Students of the École Normale in Paris have asked me: "Why do you call the ring of formal power series local? Does it really satisfy the axioms of a local ring?" For the non-specialist I must explain that this question is analogous to the question 'why do you call a circle a conic section?' These were the best students of mathematics in France. Clearly, some criminal algebraist had taught them the axioms of a ring (and even those of a local ring), without providing them with any examples (and, in particular, without explaining the origin of the term 'local').

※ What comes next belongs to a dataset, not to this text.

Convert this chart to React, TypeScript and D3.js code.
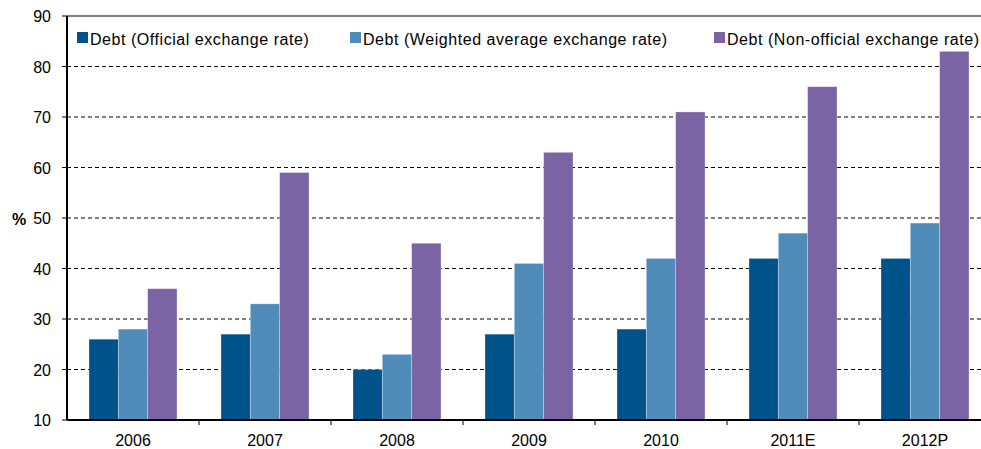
import React from "react";
import * as d3 from "d3";

const categories = ["2006", "2007", "2008", "2009", "2010", "2011E", "2012P"];
const seriesNames = [
  "Debt (Official exchange rate)",
  "Debt (Weighted average exchange rate)",
  "Debt (Non-official exchange rate)",
];
const official = [26, 27, 20, 27, 28, 42, 42];
const weighted = [28, 33, 23, 41, 42, 47, 49];
const nonOfficial = [36, 59, 45, 63, 71, 76, 83];
const yTicks = [10, 20, 30, 40, 50, 60, 70, 80, 90];
const colors = ["#00538A", "#4F8CBA", "#7A64A3"];

const W = 981;
const H = 449;
const left = 67;
const right = 991;
const top = 16;
const bottom = 420;
const font = "'Liberation Sans', Arial, sans-serif";

export default function App() {
  const series = [official, weighted, nonOfficial];
  const x = d3.scaleBand().domain(categories).range([left, right]).paddingInner(0).paddingOuter(0);
  const inner = d3
    .scaleBand()
    .domain(["0", "1", "2"])
    .range([0, x.bandwidth()])
    .paddingOuter(0.75)
    .paddingInner(0);
  const y = d3.scaleLinear().domain([10, 90]).range([bottom, top]);

  const legendX = [77, 350, 714];

  return (
    <svg width={W} height={H} style={{ position: "absolute", left: 0, top: 0, background: "#fff" }}>
      {yTicks.map((t) => (
        <g key={t}>
          {t !== 10 && (
            <line
              x1={left}
              x2={right}
              y1={y(t)}
              y2={y(t)}
              stroke="#000"
              strokeWidth={1}
              strokeDasharray={t === 90 ? undefined : "4,3"}
            />
          )}
          <line x1={left - 5} x2={left} y1={y(t)} y2={y(t)} stroke="#000" strokeWidth={1} />
          <text x={left - 16} y={y(t) + 6} textAnchor="end" fontSize={16} fontFamily={font} fill="#000">
            {t}
          </text>
        </g>
      ))}
      {series.map((vals, si) =>
        vals.map((v, ci) => (
          <rect
            key={`${si}-${ci}`}
            x={(x(categories[ci]) as number) + (inner(String(si)) as number)}
            y={y(v)}
            width={inner.bandwidth()}
            height={bottom - y(v)}
            fill={colors[si]}
            stroke="#ffffff"
            strokeOpacity={0.35}
            strokeWidth={0.8}
          />
        ))
      )}
      <line x1={left} x2={left} y1={top} y2={bottom} stroke="#000" strokeWidth={2} />
      <line x1={left} x2={right} y1={bottom} y2={bottom} stroke="#000" strokeWidth={2} />
      {categories.map((c, i) =>
        i > 0 ? (
          <line key={c} x1={x(c)} x2={x(c)} y1={bottom} y2={bottom + 5} stroke="#000" strokeWidth={1} />
        ) : null
      )}
      {categories.map((c) => (
        <text
          key={c}
          x={(x(c) as number) + x.bandwidth() / 2}
          y={446}
          textAnchor="middle"
          fontSize={16}
          fontFamily={font}
          fill="#000"
        >
          {c}
        </text>
      ))}
      <text x={12} y={225} fontSize={16} fontWeight="bold" fontFamily={font} fill="#000">
        %
      </text>
      {seriesNames.map((n, i) => (
        <g key={n}>
          <rect x={legendX[i]} y={32} width={11} height={11} fill={colors[i]} />
          <text
            x={legendX[i] + 13}
            y={45}
            fontSize={16}
            letterSpacing={0.55}
            fontFamily={font}
            fill="#000"
          >
            {n}
          </text>
        </g>
      ))}
    </svg>
  );
}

After a mistake in the initial conditions the phase curve of a Hamiltonian system on the plane appeared not as the separatrix of a saddle but as a closed curve. This led to the following solution of the problem on determining the limit of the solution as t tended to infinity: 'by Theorem 45—in a written exam one can appeal to any source—there exists $T>0$ such that the value of $\phi(T)$ of the solution at the moment $T$ is equal to the initial value'. After this it was quite strictly proved by induction (using a uniqueness theorem), that $\phi(nT)=\phi(0)$ for any arbitrary integer $n$ .

From all this there comes the irreproachable result: 'the limit is equal to the initial value'! From the point of view of deductive-axiomatic mathematics in all these considerations there is not a single mistake: the error lies only in the formulation of the problem.

It is clear, however, that the writer does not understand anything, but only knows how to prove. The absurdity and even the criminality of a system of education, leading clearly intelligent people to such a state, seems to me to be obvious. For 'applied' work such 'knowledge' is useless and even dangerous (the consequences may take on the character of a Chernobyl disaster).

The aim of a mathematical lecture should be not the logical derivation of some incomprehensible assertions from others (equally incomprehensible): it is necessary to explain to the audience what the discussion is about and to teach them to use not only the results presented, but—and this is major—the methods and the ideas.